Monatsbrief März - April 2012

|   Monatsbriefe

Friedrichsdorf, den 19. März 2012

Wer nicht zum Grunde geht,

wird zu Grunde gehen.

Nach Sören Kierkegaard

 Geh in deinen eigenen Grund.

Denn in deinem Grund

sind dein Sein und Gottes Sein,

ein Sein.

Meister Eckardt

 

Liebe Mystik- und Kontemplationsinteressierte !

Liebe Weggefährtinnen und Weggefährten !

Mitten in der Passionszeit versende ich diesen Monatsbrief. Diese Zeit ist dem Gedenken der Leidensgeschichte Jesu gewidmet. Es kann nicht ausreichend betont werden, dass es sich dabei nicht um eine Leidversessenheit der christlichen Tradition handelt, sondern dieses Gedenken einen Ausdruck des Befreiungswillens darstellt. Es geht – wie immer auf dem kontemplativen Weg – um das, was ist. Dies bedeutet einen Pfad zwischen Leidversessen- und Leidvergessenheit. Es geht um die Anerkenntnis dessen, was ist, ungeschminkt, ungedeutet, es geht um die So-heit. Sowohl die Leidversessenheit, also das gebunden Bleiben an alte lebensgeschichtliche Erfahrungen des Leides und Schmerzes, als auch das Verleugnen, Bagatellisieren des Schmerzlichen werden dem nicht gerecht. Beide Haltungen vermehren auf tragische Weise das Leid.
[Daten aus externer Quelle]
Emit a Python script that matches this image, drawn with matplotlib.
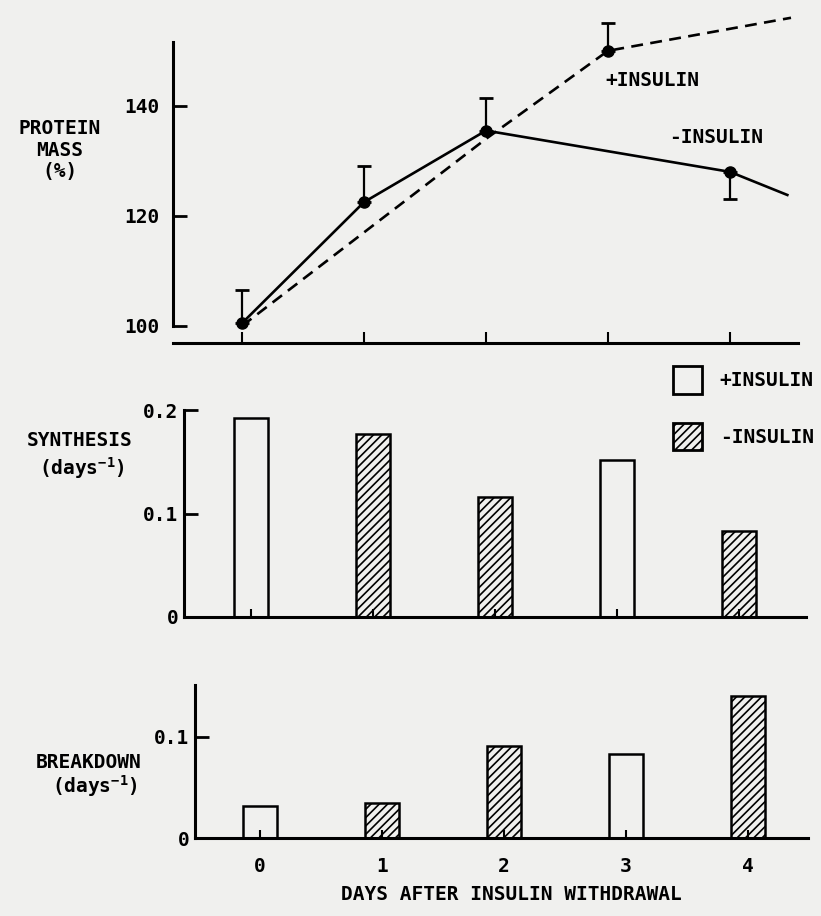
import matplotlib
matplotlib.use("Agg")
import matplotlib.pyplot as plt
from matplotlib.patches import Patch

# protein mass (%)
days_minus = [0, 1, 2, 4, 4.47]
mass_minus = [100.5, 122.5, 135.5, 128, 123.8]
err_minus_low = [0, 0, 0, 5, 0]
err_minus_high = [6, 6.5, 6, 0, 0]

days_plus = [0, 2, 3, 4.5]
mass_plus = [100, 134, 150, 156]
err_plus_high = [0, 0, 5, 0]

# rates per day (open = +insulin, hatched = -insulin)
days = [0, 1, 2, 3, 4]
insulin = [True, False, False, True, False]
synthesis = [0.192, 0.177, 0.116, 0.152, 0.083]
breakdown = [0.032, 0.035, 0.091, 0.083, 0.14]

W, H = 821, 916
FONT = "DejaVu Sans Mono"
plt.rcParams["font.family"] = FONT
plt.rcParams["font.weight"] = "bold"
plt.rcParams["hatch.linewidth"] = 1.2
plt.rcParams["mathtext.fontset"] = "custom"
plt.rcParams["mathtext.rm"] = FONT + ":bold"
plt.rcParams["mathtext.default"] = "rm"

BG = "#f0f0ee"
fig = plt.figure(figsize=(W / 100, H / 100), dpi=100, facecolor=BG)


def px_axes(left, top, right, bottom):
    """Add axes from pixel box (origin top-left)."""
    ax = fig.add_axes([left / W, 1 - bottom / H, (right - left) / W, (bottom - top) / H])
    ax.set_facecolor("none")
    for s in ["top", "right"]:
        ax.spines[s].set_visible(False)
    for s in ["left", "bottom"]:
        ax.spines[s].set_linewidth(2.2)
    return ax


def day_lim(left, right, origin, step=122.0):
    return ((left - origin) / step, (right - origin) / step)


# ---- top panel: protein mass
ax1 = px_axes(173, 42, 798, 343)
ax1.set_xlim(*day_lim(173, 798, 242))
ax1.set_ylim(96.9, 151.6)
ax1.spines["left"].set_bounds(100, 151.6)
ax1.plot(days_minus, mass_minus, color="black", lw=1.9, clip_on=False)
ax1.plot(days_plus, mass_plus, color="black", lw=1.9, dashes=(4.5, 2.8), clip_on=False)
ax1.errorbar(days_minus[:4], mass_minus[:4],
             yerr=[err_minus_low[:4], err_minus_high[:4]],
             fmt="o", color="black", ms=8, elinewidth=1.6, capsize=5, capthick=2,
             clip_on=False)
ax1.errorbar(days_plus[2:3], mass_plus[2:3], yerr=[[0], err_plus_high[2:3]],
             fmt="o", color="black", ms=8, elinewidth=1.6, capsize=5, capthick=2,
             clip_on=False)
ax1.set_yticks([100, 120, 140])
ax1.set_xticks(days)
ax1.set_xticklabels([])
ax1.tick_params(axis="y", direction="in", length=10, width=2, labelsize=14, pad=10)
ax1.tick_params(axis="x", direction="in", length=8, width=1.5)
ax1.text(2.98, 144.6, "+INSULIN", fontsize=14, va="center", ha="left")
ax1.text(3.5, 134.2, "-INSULIN", fontsize=14, va="center", ha="left")


def rate_bars(ax, values):
    for d, v, ins in zip(days, values, insulin):
        ax.bar(d, v, width=0.28, facecolor="none", edgecolor="black", linewidth=1.8,
               hatch=None if ins else "////", zorder=3)
    ax.set_xticks(days)
    ax.tick_params(axis="x", direction="in", length=6, width=1.5)


# ---- middle panel: synthesis
ax2 = px_axes(184, 410, 806, 617)
ax2.set_xlim(*day_lim(184, 806, 251))
ax2.set_ylim(0, 0.2)
rate_bars(ax2, synthesis)
ax2.set_xticklabels([])
ax2.set_yticks([0, 0.1, 0.2])
ax2.set_yticklabels(["0", "0.1", "0.2"])
ax2.tick_params(axis="y", direction="in", length=10, width=2, labelsize=14, pad=4)
ax2.legend(handles=[Patch(facecolor="none", edgecolor="black", lw=2, label="+INSULIN"),
                    Patch(facecolor="none", edgecolor="black", lw=2, hatch="////",
                          label="-INSULIN")],
           loc="upper left", bbox_to_anchor=(673 / W, 1 - 366 / H),
           bbox_transform=fig.transFigure, frameon=False, fontsize=14,
           handlelength=1.5, handleheight=1.8, handletextpad=0.9,
           labelspacing=1.5, borderpad=0, borderaxespad=0)

# ---- bottom panel: breakdown
ax3 = px_axes(195, 685, 808, 838)
ax3.set_xlim(*day_lim(195, 808, 260))
ax3.set_ylim(0, 0.151)
rate_bars(ax3, breakdown)
ax3.set_xticklabels([str(d) for d in days], fontsize=14)
ax3.tick_params(axis="x", pad=14)
ax3.set_yticks([0, 0.1])
ax3.set_yticklabels(["0", "0.1"])
ax3.tick_params(axis="y", direction="in", length=10, width=2, labelsize=14, pad=4)

# ---- axis titles
fig.text(60 / W, 1 - 150 / H, "PROTEIN\nMASS\n(%)", fontsize=14, ha="center",
         va="center", linespacing=1.2)
fig.text(80 / W, 1 - 440 / H, "SYNTHESIS", fontsize=14, ha="center", va="center")
fig.text(82 / W, 1 - 468 / H, "(days$^{-1}$)", fontsize=14, ha="center", va="center")
fig.text(89 / W, 1 - 762 / H, "BREAKDOWN", fontsize=14, ha="center", va="center")
fig.text(95 / W, 1 - 786 / H, "(days$^{-1}$)", fontsize=14, ha="center", va="center")
fig.text(511 / W, 1 - 895 / H, "DAYS AFTER INSULIN WITHDRAWAL", fontsize=14,
         ha="center", va="center")

fig.savefig("out.png", dpi=100, facecolor=BG)
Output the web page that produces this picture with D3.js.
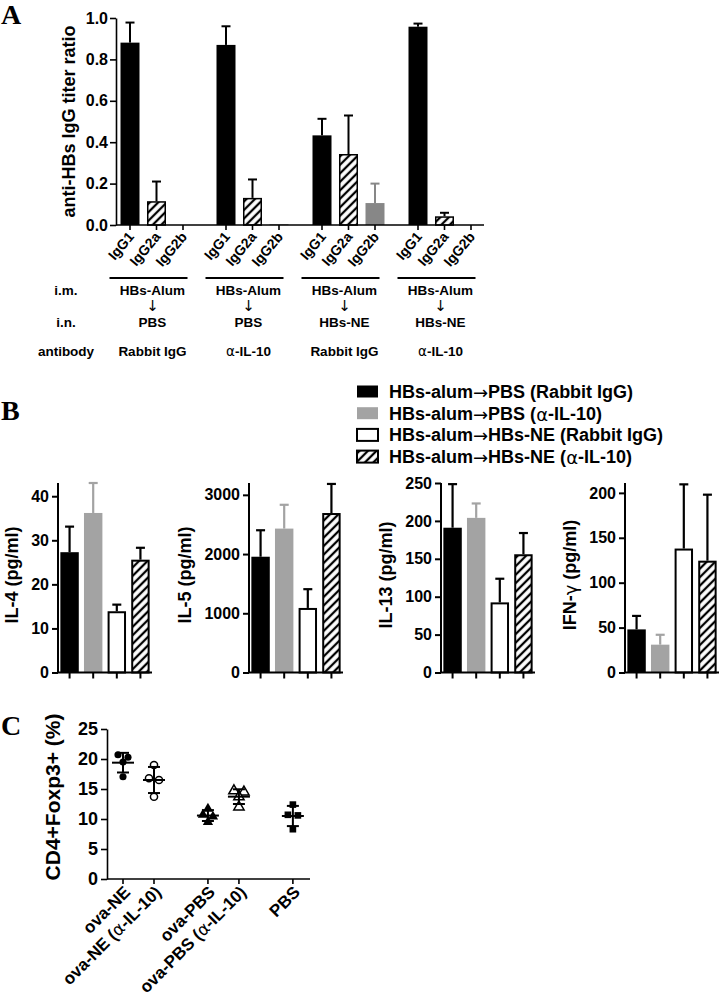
<!DOCTYPE html>
<html lang="en">
<head>
<meta charset="UTF-8">
<title>Anti-HBs IgG subclasses, cytokines and Foxp3+ T cells</title>
<script src="https://d3js.org/d3.v7.min.js"></script>
<style>
  body { margin: 0; background: #fff; }
  svg { display: block; font-family: "Liberation Sans", Arial, sans-serif; }
  .letter { font-family: "Liberation Serif", "Times New Roman", serif; font-weight: bold; font-size: 28px; }
  .axis text { font-weight: bold; fill: #000; font-family: "Liberation Sans", Arial, sans-serif; }
  .axis path, .axis line { stroke: #000; }
</style>
</head>
<body>
<svg id="fig" width="723" height="999"></svg>
<script>
// ---------- panel A: IgG subclass titer ratios ----------
const isotypes = ["IgG1", "IgG2a", "IgG2b"];
const imRoute = ["HBs-Alum", "HBs-Alum", "HBs-Alum", "HBs-Alum"];
const inRoute = ["PBS", "PBS", "HBs-NE", "HBs-NE"];
const antibodyA = ["Rabbit IgG", "α-IL-10", "Rabbit IgG", "α-IL-10"];
const ratioMean = [
  [0.881, 0.115, 0],
  [0.870, 0.131, 0.004],
  [0.433, 0.343, 0.106],
  [0.958, 0.042, 0]
];
const ratioErr = [
  [0.097, 0.095, 0],
  [0.090, 0.089, 0],
  [0.080, 0.186, 0.094],
  [0.015, 0.017, 0]
];

// ---------- panel B: cytokines ----------
const treatments = [
  "HBs-alum→PBS (Rabbit IgG)",
  "HBs-alum→PBS (α-IL-10)",
  "HBs-alum→HBs-NE (Rabbit IgG)",
  "HBs-alum→HBs-NE (α-IL-10)"
];
const cytokines = ["IL-4", "IL-5", "IL-13", "IFN-γ"];
const cytoMax = [43, 3200, 250, 211];
const cytoTicks = [
  [0, 10, 20, 30, 40],
  [0, 1000, 2000, 3000],
  [0, 50, 100, 150, 200, 250],
  [0, 50, 100, 150, 200]
];
const il4Mean = [27.3, 36.2, 13.9, 25.6];
const il4Err = [5.8, 6.8, 1.5, 2.7];
const il5Mean = [1955, 2430, 1090, 2693];
const il5Err = [447, 402, 317, 491];
const il13Mean = [191, 204, 92.5, 156];
const il13Err = [57.5, 19, 31.2, 28];
const ifnMean = [48, 31, 138, 124.5];
const ifnErr = [15, 11, 71.5, 73.5];

// ---------- panel C: CD4+Foxp3+ % ----------
const groupsC = ["ova-NE", "ova-NE (α-IL-10)", "ova-PBS", "ova-PBS (α-IL-10)", "PBS"];
const foxp3 = [
  [20.3, 20.7, 19.5, 17.05],
  [19.0, 16.5, 16.8, 13.7],
  [11.7, 10.7, 10.4, 9.5],
  [14.7, 14.5, 13.7, 12.0],
  [12.4, 10.7, 10.6, 8.3]
];

const svg = d3.select("#fig");
const defs = svg.append("defs");
const hatch = defs.append("pattern")
  .attr("id", "hatch")
  .attr("patternUnits", "userSpaceOnUse")
  .attr("width", 6).attr("height", 6)
  .attr("patternTransform", "rotate(45)");
hatch.append("rect").attr("width", 6).attr("height", 6).attr("fill", "#fff");
hatch.append("line").attr("x1", 3).attr("x2", 3).attr("y1", 0).attr("y2", 6)
  .attr("stroke", "#000").attr("stroke-width", 2.3);

// greek letters and arrows come from a symbol-like face in the original
function richText(sel, str) {
  str.split(/([→α↓γ])/).filter(s => s.length).forEach(part => {
    const sym = /^[→α↓γ]$/.test(part);
    const t = sel.append("tspan").text(part);
    if (sym) t.attr("font-family", "DejaVu Sans").attr("font-weight", "normal");
  });
  return sel;
}

function errBar(g, cx, yTop, yEnd, half, color, w) {
  g.append("line").attr("x1", cx).attr("x2", cx).attr("y1", yTop).attr("y2", yEnd)
    .attr("stroke", color).attr("stroke-width", w);
  g.append("line").attr("x1", cx - half).attr("x2", cx + half).attr("y1", yEnd).attr("y2", yEnd)
    .attr("stroke", color).attr("stroke-width", w);
}

// ================= PANEL A =================
svg.append("text").attr("class", "letter").attr("x", 1).attr("y", 24).text("A");

const A = { left: 116, top: 18, bottom: 225, right: 484 };
const yA = d3.scaleLinear().domain([0, 1]).range([A.bottom, A.top]);
const xGroupA = d3.scaleBand().domain(d3.range(4)).range([A.left, A.left + 384]);
const xIsoA = d3.scaleBand().domain(isotypes).range([4.5, 76.5]).paddingInner(0.283);
const fillA = { IgG1: "#000", IgG2a: "url(#hatch)", IgG2b: "#878787" };

const gA = svg.append("g");
const barsA = ratioMean.flatMap((row, g) => row.map((v, i) => ({
  g, iso: isotypes[i], v, e: ratioErr[g][i],
  cx: xGroupA(g) + xIsoA(isotypes[i]) + xIsoA.bandwidth() / 2
})));

gA.selectAll("rect.bar")
  .data(barsA.filter(d => d.v > 0))
  .join("rect")
  .attr("class", "bar")
  .attr("x", d => d.cx - xIsoA.bandwidth() / 2 + (d.iso === "IgG2a" ? 0.75 : 0))
  .attr("y", d => yA(d.v) + (d.iso === "IgG2a" ? 0.75 : 0))
  .attr("width", d => xIsoA.bandwidth() - (d.iso === "IgG2a" ? 1.5 : 0))
  .attr("height", d => Math.max(1, yA(0) - yA(d.v) - (d.iso === "IgG2a" ? 0.75 : 0)))
  .attr("fill", d => fillA[d.iso])
  .attr("stroke", d => d.iso === "IgG2a" ? "#000" : "none")
  .attr("stroke-width", 1.5);

barsA.filter(d => d.e > 0).forEach(d => {
  errBar(gA, d.cx, yA(d.v), yA(d.v + d.e), 4.5, d.iso === "IgG2b" ? "#878787" : "#000", 2);
});

const axA = gA.append("g").attr("class", "axis")
  .attr("transform", `translate(${A.left},0)`)
  .call(d3.axisLeft(yA).tickValues([0, 0.2, 0.4, 0.6, 0.8, 1.0]).tickFormat(d3.format(".1f"))
    .tickSize(6).tickSizeOuter(0).tickPadding(2));
axA.selectAll("text").attr("font-size", 16);
axA.selectAll("path, line").attr("stroke-width", 1.6);

gA.append("line").attr("x1", A.left).attr("x2", A.right).attr("y1", A.bottom).attr("y2", A.bottom)
  .attr("stroke", "#000").attr("stroke-width", 1.6);
gA.selectAll("line.xt").data(barsA).join("line").attr("class", "xt")
  .attr("x1", d => d.cx).attr("x2", d => d.cx)
  .attr("y1", A.bottom).attr("y2", A.bottom + 5)
  .attr("stroke", "#000").attr("stroke-width", 1.6);
gA.selectAll("text.xl").data(barsA).join("text").attr("class", "xl")
  .attr("transform", d => `translate(${d.cx + 1},${A.bottom + 9}) rotate(-50)`)
  .attr("text-anchor", "end").attr("dy", "0.35em")
  .attr("font-size", 14).attr("font-weight", "bold")
  .text(d => d.iso);

gA.append("text")
  .attr("transform", `translate(69,${(A.top + A.bottom) / 2}) rotate(-90)`)
  .attr("text-anchor", "middle").attr("dominant-baseline", "central")
  .attr("font-size", 18).attr("font-weight", "bold")
  .text("anti-HBs IgG titer ratio");

// route / antibody rows
const rowLabels = [["i.m.", 290], ["i.n.", 322], ["antibody", 351]];
rowLabels.forEach(([t, y]) => {
  gA.append("text").attr("x", 66).attr("y", y).attr("text-anchor", "middle")
    .attr("dominant-baseline", "central").attr("font-size", 13.5).attr("font-weight", "bold").text(t);
});
d3.range(4).forEach(g => {
  const mid = xGroupA(g) + xIsoA("IgG2a") + xIsoA.bandwidth() / 2 - 8;
  gA.append("line").attr("x1", mid - 39).attr("x2", mid + 39).attr("y1", 278).attr("y2", 278)
    .attr("stroke", "#000").attr("stroke-width", 2);
  const tx = mid + 4;
  gA.append("text").attr("x", tx).attr("y", 290).attr("text-anchor", "middle")
    .attr("dominant-baseline", "central").attr("font-size", 13.5).attr("font-weight", "bold").text(imRoute[g]);
  gA.append("text").attr("x", tx).attr("y", 306).attr("text-anchor", "middle")
    .attr("dominant-baseline", "central").attr("font-size", 15).attr("fill", "#000")
    .attr("font-family", "DejaVu Sans").text("↓");
  gA.append("text").attr("x", tx).attr("y", 322).attr("text-anchor", "middle")
    .attr("dominant-baseline", "central").attr("font-size", 13.5).attr("font-weight", "bold").text(inRoute[g]);
  gA.append("text").attr("x", tx).attr("y", 351).attr("text-anchor", "middle")
    .attr("dominant-baseline", "central").attr("font-size", 13.5).attr("font-weight", "bold")
    .call(richText, antibodyA[g]);
});

// ================= PANEL B =================
svg.append("text").attr("class", "letter").attr("x", 1).attr("y", 420).text("B");

const fillB = ["#000", "#a3a3a3", "#fff", "url(#hatch)"];
const strokeB = ["none", "none", "#000", "#000"];
const errColB = ["#000", "#a3a3a3", "#000", "#000"];

const legend = svg.append("g");
treatments.forEach((t, i) => {
  const y = 392 + i * 21.7;
  legend.append("rect").attr("x", 357).attr("y", y - 6.5).attr("width", 21).attr("height", 12)
    .attr("fill", fillB[i]).attr("stroke", strokeB[i]).attr("stroke-width", 2);
  legend.append("text").attr("x", 389).attr("y", y).attr("dominant-baseline", "central")
    .attr("font-size", 18).attr("font-weight", "bold").call(richText, t);
});

const cytoMeans = [il4Mean, il5Mean, il13Mean, ifnMean];
const cytoErrs = [il4Err, il5Err, il13Err, ifnErr];
const axisXB = [58, 249, 441, 625];
const B = { top: 483, bottom: 672.5 };

cytokines.forEach((name, k) => {
  const x0 = axisXB[k];
  const g = svg.append("g");
  const y = d3.scaleLinear().domain([0, cytoMax[k]]).range([B.bottom, B.top]);
  const x = d3.scaleBand().domain(d3.range(4)).range([x0, x0 + 94]).paddingInner(0.22).paddingOuter(0.1);

  cytoMeans[k].forEach((v, i) => {
    const inset = strokeB[i] === "none" ? 0 : 1;
    g.append("rect")
      .attr("x", x(i) + inset).attr("y", y(v) + inset)
      .attr("width", x.bandwidth() - 2 * inset).attr("height", y(0) - y(v) - inset)
      .attr("fill", fillB[i]).attr("stroke", strokeB[i]).attr("stroke-width", 2);
    errBar(g, x(i) + x.bandwidth() / 2, y(v), y(v + cytoErrs[k][i]), 4.5, errColB[i], 2.2);
  });

  const ax = g.append("g").attr("class", "axis").attr("transform", `translate(${x0},0)`)
    .call(d3.axisLeft(y).tickValues(cytoTicks[k]).tickFormat(d3.format("d"))
      .tickSize(6).tickSizeOuter(0).tickPadding(3));
  ax.selectAll("text").attr("font-size", 16);
  ax.selectAll("path, line").attr("stroke-width", 2);
  ax.select("path").attr("d", `M-0,${B.top}V${B.bottom}`);

  g.append("line").attr("x1", x0).attr("x2", x0 + 94).attr("y1", B.bottom).attr("y2", B.bottom)
    .attr("stroke", "#000").attr("stroke-width", 2);
  d3.range(4).forEach(i => {
    const cx = x(i) + x.bandwidth() / 2;
    g.append("line").attr("x1", cx).attr("x2", cx).attr("y1", B.bottom).attr("y2", B.bottom + 6)
      .attr("stroke", "#000").attr("stroke-width", 2);
  });

  const bb = ax.node().getBBox();
  g.append("text")
    .attr("transform", `translate(${x0 + bb.x - 19.5},575) rotate(-90)`)
    .attr("text-anchor", "middle").attr("dominant-baseline", "central")
    .attr("font-size", 18).attr("font-weight", "bold")
    .call(richText, name + " (pg/ml)");
});

// ================= PANEL C =================
svg.append("text").attr("class", "letter").attr("x", 1).attr("y", 735).text("C");

const C = { left: 107, right: 310, top: 729, bottom: 879 };
const yC = d3.scaleLinear().domain([0, 25]).range([C.bottom, C.top]);
const groupOfC = [0, 0, 1, 1, 2];
const memberOfC = [0, 1, 0, 1, 0];
const slotC = d3.scaleLinear().domain([0, 1]).range([123, 154]);
const xC = i => slotC(groupOfC[i] * 2.74 + memberOfC[i]);

const gC = svg.append("g");
const axC = gC.append("g").attr("class", "axis").attr("transform", `translate(${C.left},0)`)
  .call(d3.axisLeft(yC).tickValues([0, 5, 10, 15, 20, 25]).tickSize(6).tickSizeOuter(0).tickPadding(3));
axC.selectAll("text").attr("font-size", 18);
axC.selectAll("path, line").attr("stroke-width", 1.6);
gC.append("line").attr("x1", C.left).attr("x2", C.right).attr("y1", C.bottom).attr("y2", C.bottom)
  .attr("stroke", "#000").attr("stroke-width", 1.6);

gC.append("text")
  .attr("transform", `translate(52,797) rotate(-90)`)
  .attr("text-anchor", "middle").attr("dominant-baseline", "central")
  .attr("font-size", 21).attr("font-weight", "bold")
  .text("CD4+Foxp3+ (%)");

const markerType = [d3.symbolCircle, d3.symbolCircle, d3.symbolTriangle, d3.symbolTriangle, d3.symbolSquare];
const markerSize = [40, 40, 46, 46, 44];
const markerOpen = [false, true, false, true, false];

groupsC.forEach((name, i) => {
  const cx = xC(i);
  const vals = foxp3[i];
  const mean = d3.mean(vals);
  const sd = d3.deviation(vals);

  gC.append("line").attr("x1", cx).attr("x2", cx).attr("y1", C.bottom).attr("y2", C.bottom + 5)
    .attr("stroke", "#000").attr("stroke-width", 1.6);

  // horizontal spread for points with nearly equal values
  const order = vals.map((v, j) => ({ v, j })).sort((a, b) => b.v - a.v);
  const offsets = new Array(vals.length).fill(0);
  let k = 0;
  while (k < order.length) {
    let e = k;
    while (e + 1 < order.length && order[e].v - order[e + 1].v < 0.7) e++;
    const n = e - k + 1;
    for (let m = k; m <= e; m++) offsets[order[m].j] = (m - k - (n - 1) / 2) * 10;
    k = e + 1;
  }

  vals.forEach((v, j) => {
    gC.append("path")
      .attr("d", d3.symbol().type(markerType[i]).size(markerSize[i])())
      .attr("transform", `translate(${cx + offsets[j]},${yC(v)})`)
      .attr("fill", markerOpen[i] ? "#fff" : "#000")
      .attr("stroke", "#000").attr("stroke-width", markerOpen[i] ? 1.5 : 0);
  });

  gC.append("line").attr("x1", cx - 11).attr("x2", cx + 11).attr("y1", yC(mean)).attr("y2", yC(mean))
    .attr("stroke", "#000").attr("stroke-width", 2);
  gC.append("line").attr("x1", cx).attr("x2", cx).attr("y1", yC(mean - sd)).attr("y2", yC(mean + sd))
    .attr("stroke", "#000").attr("stroke-width", 2);
  [mean - sd, mean + sd].forEach(v => {
    gC.append("line").attr("x1", cx - 6).attr("x2", cx + 6).attr("y1", yC(v)).attr("y2", yC(v))
      .attr("stroke", "#000").attr("stroke-width", 2);
  });

  gC.append("text")
    .attr("transform", `translate(${cx + 4},${C.bottom + 10}) rotate(-45)`)
    .attr("text-anchor", "end").attr("dy", "0.35em")
    .attr("font-size", 17).attr("font-weight", "bold")
    .call(richText, name);
});
</script>
</body>
</html>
Wer nicht zu Grunde gehen, dem Schmerzlichen nicht begegnen will, droht gerade in dieser Verweigerung des Lebens zu Grunde zu gehen. Diese Weigerung programmiert eine Flucht vor sich selbst, behindert den Kontakt mit dem Herzen und verstrickt auf tragische Weise. In die Tiefe zu gehen wirkt gefährlich und bedrohlich. Viele der unreifen Ausdrucksformen unserer Gesellschaft, scheinen hierin ihre Ursache zu haben. Daraus erwachsen süchtiges Verhalten, kindische Konsumwünsche und die Verweigerung der Verantwortungsübernahme für eigenes Handeln – individuell wie kollektiv.

Die gegenwärtige Kirchenjahreszeit führt uns einen Transitus, einen Durchgang vor Augen, den wir christlich mit Auferstehung bezeichnen. Es gibt zum Himmel schreiendes Leid, schicksalhaftes,  menschengemachtes, Gewaltverhältnissen geschuldetes, unendliche Wiederholung der Retraumatisierung. Dies braucht der Erlösung. Der erste Schritt dazu ist das Ansehen und Wahrnehmen. Kann es gelingen, dem standzuhalten? Dies gelingt sicher nicht auf der Ebene der einzelnen Person. Es benötigt der Verbundenheit in der Tiefe.

Die spirituellen Traditionen tragen an dieser Stelle zwei Einsichten bei: Die tiefste Wirklichkeit ist nicht das Getrenntsein. Die tiefste Ebene der Wirklichkeit ist die Verbundenheit. Im Grunde angekommen erfahre ich, dass mein Sein, das Sein der anderen und Gottes Sein gar nicht getrenntes Sein darstellt. Das Leid wie das Glück der anderen hat eine Wirkung auf mich. Und zweitens: Es ist diese Verankerung im gemeinsamen wahren Wesen, im Sein, in Gott, die den inneren Raum wachsen lässt, dem Leid nicht abwehrend, verneinend begegnen zu müssen, sondern es bergen zu können.   

Um diese Erfahrung geht es in dem, was wir in den nächsten Wochen begehen und feiern: Auferstehung, die Liebe ist stark, ja stärker als der Tod, mein tiefstes Wesen kennt weder Geborenwerden noch Sterben. Ich wünsche Euch, Ihnen, uns gemeinsam diese Erfahrung und freue mich auf gemeinsames Praktizierens des kontemplativen Weges, der uns in diese Erfahrung führen will.